Maple Ridge election 2014: Nina Fowell

For Maple Ridge trustee.

  • Nov. 12, 2014 12:00 p.m.

For Maple Ridge trustee

• Name: Nina Fowell

• Residence: 216th Street, Maple Ridge.

• Occupation/education: Retired teacher, small business owner; BA, masters in education, special education diploma, diploma in family therapy.

• Volunteer work:  former director on Cythera Transition House Society board, member of citizens advisory board.

 

 

Question: Please provide an example of what you have done that qualifies you for school board.

Answer: I have been an educator for more than 30 years. I have taught everything from preschool to university (UBC). Most of my 25 years in Maple Ridge have been at Yennadon elementary (Grade 7 for 15 years) and Thomas Haney secondary (English/social studies and communications, Grades 11/12). I now own a growing, successful business in Maple Ridge, going on seven years. I am a positive person who looks for solutions. I am a cancer survivor and have done fund raising for the cancer society with my 2010 Bald and Beautiful calendar.

 

 

Q: Why are you running for trustee?

A: I believe our public education system is in trouble because of poor government support. I have years of experience and education that would make me an excellent trustee. I can make important decisions concerning our students, staff and parent needs. I am not intimidated by government.

 

 

Q: What makes you stand out from other candidates?

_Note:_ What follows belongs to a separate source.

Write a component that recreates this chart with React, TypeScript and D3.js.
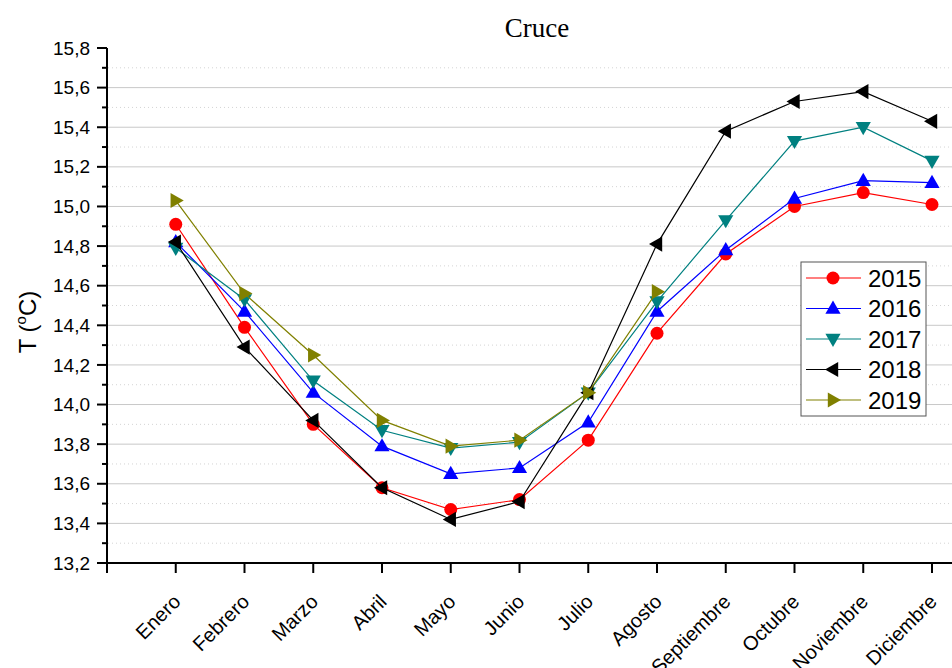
import React from "react";
import * as d3 from "d3";

const months = ["Enero", "Febrero", "Marzo", "Abril", "Mayo", "Junio", "Julio", "Agosto", "Septiembre", "Octubre", "Noviembre", "Diciembre"];
const t2015 = [14.91, 14.39, 13.90, 13.58, 13.47, 13.52, 13.82, 14.36, 14.76, 15.00, 15.07, 15.01];
const t2016 = [14.82, 14.47, 14.06, 13.79, 13.65, 13.68, 13.91, 14.47, 14.78, 15.04, 15.13, 15.12];
const t2017 = [14.79, 14.53, 14.12, 13.87, 13.78, 13.81, 14.06, 14.52, 14.93, 15.33, 15.40, 15.23];
const t2018 = [14.82, 14.29, 13.92, 13.58, 13.42, 13.51, 14.06, 14.81, 15.38, 15.53, 15.58, 15.43];
const t2019 = [15.03, 14.56, 14.25, 13.92, 13.79, 13.82, 14.06, 14.57];
const yTicks = [13.2, 13.4, 13.6, 13.8, 14.0, 14.2, 14.4, 14.6, 14.8, 15.0, 15.2, 15.4, 15.6, 15.8];

type Shape = "circle" | "up" | "down" | "left" | "right";
const series: { name: string; values: number[]; color: string; shape: Shape }[] = [
  { name: "2015", values: t2015, color: "#ff0000", shape: "circle" },
  { name: "2016", values: t2016, color: "#0000ff", shape: "up" },
  { name: "2017", values: t2017, color: "#008080", shape: "down" },
  { name: "2018", values: t2018, color: "#000000", shape: "left" },
  { name: "2019", values: t2019, color: "#808000", shape: "right" },
];

const W = 952;
const H = 668;
const left = 107;
const top = 48;
const bottom = 563;
const step = 68.75;

const x = d3.scaleLinear().domain([0, 1]).range([left, left + step]);
const y = d3.scaleLinear().domain([13.2, 15.8]).range([bottom, top]);

const font = "Arial, 'Liberation Sans', sans-serif";

function Marker({ shape, cx, cy, color }: { shape: Shape; cx: number; cy: number; color: string }) {
  if (shape === "circle") return <circle cx={cx} cy={cy} r={6.5} fill={color} />;
  const s = 8;
  let pts: [number, number][] = [];
  if (shape === "up") pts = [[0, -s], [s * 0.95, s * 0.65], [-s * 0.95, s * 0.65]];
  if (shape === "down") pts = [[0, s], [s * 0.95, -s * 0.65], [-s * 0.95, -s * 0.65]];
  if (shape === "left") pts = [[-s, 0], [s * 0.65, -s * 0.95], [s * 0.65, s * 0.95]];
  if (shape === "right") pts = [[s, 0], [-s * 0.65, -s * 0.95], [-s * 0.65, s * 0.95]];
  return <polygon points={pts.map(([a, b]) => `${cx + a},${cy + b}`).join(" ")} fill={color} />;
}

export default function App() {
  const line = d3.line<number>().x((_, i) => x(i + 1)).y((d) => y(d));
  const minor = d3.range(13.3, 15.8, 0.2);
  const legendX = 801;
  const legendY = 262;
  const rowH = 30.5;
  return (
    <svg width={W} height={H} style={{ position: "absolute", left: 0, top: 0, background: "#fff" }}>
      {/* grid */}
      {yTicks.slice(1, -1).map((v) => (
        <line key={"g" + v} x1={left + 1} x2={W} y1={y(v)} y2={y(v)} stroke="#c8c8c8" strokeWidth={1} />
      ))}
      {minor.map((v) => (
        <line key={"m" + v} x1={left + 1} x2={W} y1={y(v)} y2={y(v)} stroke="#d4d4d4" strokeWidth={1} strokeDasharray="1,3" />
      ))}

      {/* axes */}
      <line x1={left} x2={W} y1={bottom} y2={bottom} stroke="#000" strokeWidth={2} />
      <line x1={left} x2={left} y1={top} y2={bottom} stroke="#000" strokeWidth={2} />
      {yTicks.map((v) => (
        <g key={"yt" + v}>
          <line x1={left - 10} x2={left} y1={y(v)} y2={y(v)} stroke="#000" strokeWidth={2} />
          <text x={90} y={y(v)} dy="0.35em" textAnchor="end" fontFamily={font} fontSize={19}>
            {v.toFixed(1).replace(".", ",")}
          </text>
        </g>
      ))}
      {minor.map((v) => (
        <line key={"ym" + v} x1={left - 5} x2={left} y1={y(v)} y2={y(v)} stroke="#000" strokeWidth={2} />
      ))}
      {d3.range(0, 14).map((i) => (
        <line key={"xt" + i} x1={x(i)} x2={x(i)} y1={bottom} y2={bottom + 10} stroke="#000" strokeWidth={2} />
      ))}
      {months.map((m, i) => (
        <text
          key={m}
          transform={`translate(${x(i + 1) + 6},${bottom + 40}) rotate(-45)`}
          textAnchor="end"
          fontFamily={font}
          fontSize={20}
        >
          {m}
        </text>
      ))}

      {/* title & axis label */}
      <text x={537} y={37} textAnchor="middle" fontFamily="'Times New Roman', 'Liberation Serif', serif" fontSize={27}>
        Cruce
      </text>
      <text transform="translate(36,322) rotate(-90)" textAnchor="middle" fontFamily={font} fontSize={24}>
        T (<tspan fontSize={15} dy={-10}>o</tspan>
        <tspan dy={10}>C)</tspan>
      </text>

      {/* series */}
      {series.map((s) => (
        <g key={s.name}>
          <path d={line(s.values) ?? ""} fill="none" stroke={s.color} strokeWidth={1.2} />
          {s.values.map((v, i) => (
            <Marker key={i} shape={s.shape} cx={x(i + 1)} cy={y(v)} color={s.color} />
          ))}
        </g>
      ))}

      {/* legend */}
      <rect x={legendX} y={legendY} width={125} height={154} fill="#fff" stroke="#555" strokeWidth={1} />
      {series.map((s, i) => {
        const cy = legendY + 16 + i * rowH;
        return (
          <g key={"l" + s.name}>
            <line x1={legendX + 5} x2={legendX + 60} y1={cy} y2={cy} stroke={s.color} strokeWidth={1.2} />
            <Marker shape={s.shape} cx={legendX + 32} cy={cy} color={s.color} />
            <text x={legendX + 67} y={cy} dy="0.36em" fontFamily={font} fontSize={24}>
              {s.name}
            </text>
          </g>
        );
      })}
    </svg>
  );
}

A:  I am an educator, business owner, parent, taxpayer, community supporter, supporter of children/youth organizations (Pathfinders, dry grads, Rotary Club charity tournament). I have expressed support and concern publicly through letters to the editor (topics: education, false alarm policy for businesses, frequent break-ins and vandalism downtown.).

 

 

Q:  How do you see the school district changing in the next 10 years?

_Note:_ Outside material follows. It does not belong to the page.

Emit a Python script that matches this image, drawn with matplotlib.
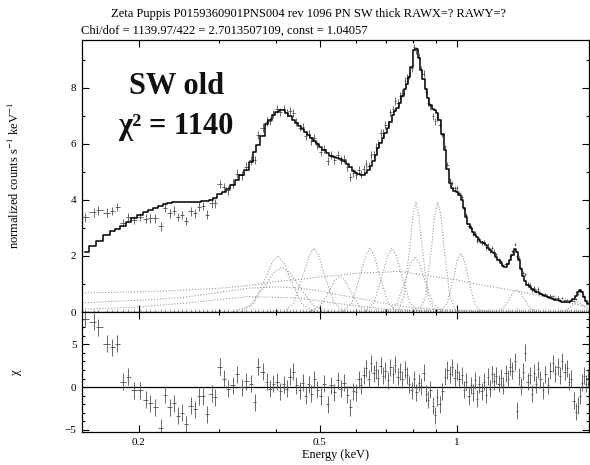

A: I don’t see anything changing, which is the problem.

 

 

 

 

Q: What will be your top priority if elected to school board?

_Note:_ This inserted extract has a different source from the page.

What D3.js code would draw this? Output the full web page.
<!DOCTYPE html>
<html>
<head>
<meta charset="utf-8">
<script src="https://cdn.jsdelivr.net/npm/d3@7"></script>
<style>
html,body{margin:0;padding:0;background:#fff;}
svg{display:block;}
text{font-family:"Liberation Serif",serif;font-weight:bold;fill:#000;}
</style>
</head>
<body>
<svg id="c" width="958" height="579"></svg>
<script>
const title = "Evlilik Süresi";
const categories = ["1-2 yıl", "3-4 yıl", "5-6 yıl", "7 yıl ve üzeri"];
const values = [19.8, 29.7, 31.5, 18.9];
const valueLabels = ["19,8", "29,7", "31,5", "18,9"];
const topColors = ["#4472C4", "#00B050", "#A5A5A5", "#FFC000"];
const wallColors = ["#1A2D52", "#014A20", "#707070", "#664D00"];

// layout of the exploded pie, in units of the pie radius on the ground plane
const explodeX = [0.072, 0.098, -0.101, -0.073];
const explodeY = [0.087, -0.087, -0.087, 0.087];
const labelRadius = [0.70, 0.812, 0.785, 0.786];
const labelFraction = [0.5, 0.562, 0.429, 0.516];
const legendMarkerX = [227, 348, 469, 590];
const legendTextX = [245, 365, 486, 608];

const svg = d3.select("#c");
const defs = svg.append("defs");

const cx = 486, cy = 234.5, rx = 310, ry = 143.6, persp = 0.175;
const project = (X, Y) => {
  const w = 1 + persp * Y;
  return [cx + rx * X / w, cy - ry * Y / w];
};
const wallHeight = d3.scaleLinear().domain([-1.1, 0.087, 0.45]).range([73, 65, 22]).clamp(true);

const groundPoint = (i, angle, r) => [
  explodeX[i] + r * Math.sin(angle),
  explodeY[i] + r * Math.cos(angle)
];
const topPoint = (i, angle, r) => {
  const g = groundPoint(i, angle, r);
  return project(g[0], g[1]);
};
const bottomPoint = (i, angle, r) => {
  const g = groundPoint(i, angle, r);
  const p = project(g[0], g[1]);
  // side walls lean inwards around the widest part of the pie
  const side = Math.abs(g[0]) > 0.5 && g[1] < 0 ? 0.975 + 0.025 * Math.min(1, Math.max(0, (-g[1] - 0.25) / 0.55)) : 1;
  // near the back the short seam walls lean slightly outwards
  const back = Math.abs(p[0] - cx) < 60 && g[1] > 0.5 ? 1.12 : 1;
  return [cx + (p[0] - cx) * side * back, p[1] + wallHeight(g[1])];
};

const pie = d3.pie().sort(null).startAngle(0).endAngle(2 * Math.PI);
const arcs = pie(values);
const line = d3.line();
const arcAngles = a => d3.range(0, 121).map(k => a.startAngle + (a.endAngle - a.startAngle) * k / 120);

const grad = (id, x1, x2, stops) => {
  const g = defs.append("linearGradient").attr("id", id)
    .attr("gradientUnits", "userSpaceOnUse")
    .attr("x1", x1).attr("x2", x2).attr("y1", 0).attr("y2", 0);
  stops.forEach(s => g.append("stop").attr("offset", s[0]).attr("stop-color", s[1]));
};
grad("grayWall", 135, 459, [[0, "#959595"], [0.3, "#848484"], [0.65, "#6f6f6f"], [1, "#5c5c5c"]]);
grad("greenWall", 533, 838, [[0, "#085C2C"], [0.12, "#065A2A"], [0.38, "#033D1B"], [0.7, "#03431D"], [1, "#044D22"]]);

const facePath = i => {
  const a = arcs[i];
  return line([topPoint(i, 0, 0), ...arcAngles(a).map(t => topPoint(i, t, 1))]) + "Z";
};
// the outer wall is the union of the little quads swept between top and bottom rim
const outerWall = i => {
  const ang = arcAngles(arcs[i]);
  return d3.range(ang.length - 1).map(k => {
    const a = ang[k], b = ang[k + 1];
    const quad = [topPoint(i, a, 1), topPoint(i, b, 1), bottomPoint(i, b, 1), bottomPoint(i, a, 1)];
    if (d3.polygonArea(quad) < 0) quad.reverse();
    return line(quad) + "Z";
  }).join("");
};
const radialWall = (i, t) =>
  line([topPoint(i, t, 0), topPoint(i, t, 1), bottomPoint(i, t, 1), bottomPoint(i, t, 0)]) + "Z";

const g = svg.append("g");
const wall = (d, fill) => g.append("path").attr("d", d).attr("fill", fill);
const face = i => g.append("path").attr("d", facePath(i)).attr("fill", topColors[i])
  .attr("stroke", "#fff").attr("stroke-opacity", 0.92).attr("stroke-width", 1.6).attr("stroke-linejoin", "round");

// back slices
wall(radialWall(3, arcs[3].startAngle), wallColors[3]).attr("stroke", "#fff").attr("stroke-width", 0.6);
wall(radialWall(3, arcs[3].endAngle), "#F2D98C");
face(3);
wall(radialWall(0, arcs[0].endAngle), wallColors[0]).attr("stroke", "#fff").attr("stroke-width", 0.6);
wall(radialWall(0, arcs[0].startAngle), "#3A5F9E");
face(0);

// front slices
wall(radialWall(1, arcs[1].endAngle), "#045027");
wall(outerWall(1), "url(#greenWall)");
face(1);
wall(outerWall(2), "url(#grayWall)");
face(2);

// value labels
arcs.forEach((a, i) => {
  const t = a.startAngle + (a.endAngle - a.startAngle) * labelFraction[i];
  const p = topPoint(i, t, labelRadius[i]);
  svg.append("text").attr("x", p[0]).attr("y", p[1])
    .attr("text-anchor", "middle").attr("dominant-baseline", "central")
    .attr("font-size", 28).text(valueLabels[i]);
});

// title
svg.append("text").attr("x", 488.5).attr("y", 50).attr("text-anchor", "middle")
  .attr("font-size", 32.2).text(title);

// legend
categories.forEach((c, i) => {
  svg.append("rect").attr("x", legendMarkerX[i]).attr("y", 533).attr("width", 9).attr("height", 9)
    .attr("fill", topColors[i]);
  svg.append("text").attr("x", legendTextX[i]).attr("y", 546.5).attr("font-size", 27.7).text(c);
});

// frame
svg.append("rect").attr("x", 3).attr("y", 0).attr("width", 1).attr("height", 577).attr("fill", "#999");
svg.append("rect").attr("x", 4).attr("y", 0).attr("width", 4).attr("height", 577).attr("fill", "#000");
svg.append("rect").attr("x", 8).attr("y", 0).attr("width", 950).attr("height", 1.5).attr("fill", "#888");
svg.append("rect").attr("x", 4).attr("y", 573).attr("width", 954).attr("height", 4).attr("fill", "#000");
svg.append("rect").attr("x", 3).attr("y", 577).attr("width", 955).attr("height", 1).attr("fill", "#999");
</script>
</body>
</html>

A:  Encouraging people to vote (I find it disappointing that only 25 per cent voted, as I believe that if you want a say about how things are done, voting is a way to be heard); proper funding to produce the exceptional education system our government likes to brag about around the world (unfortunately, it has been watered down/stripped of resources, and our fabulous staff are burning out); we need a new format for bargaining as we are presently funding a system that has not worked since it was created (I do not believe that the employer group is really representative of our school trustees).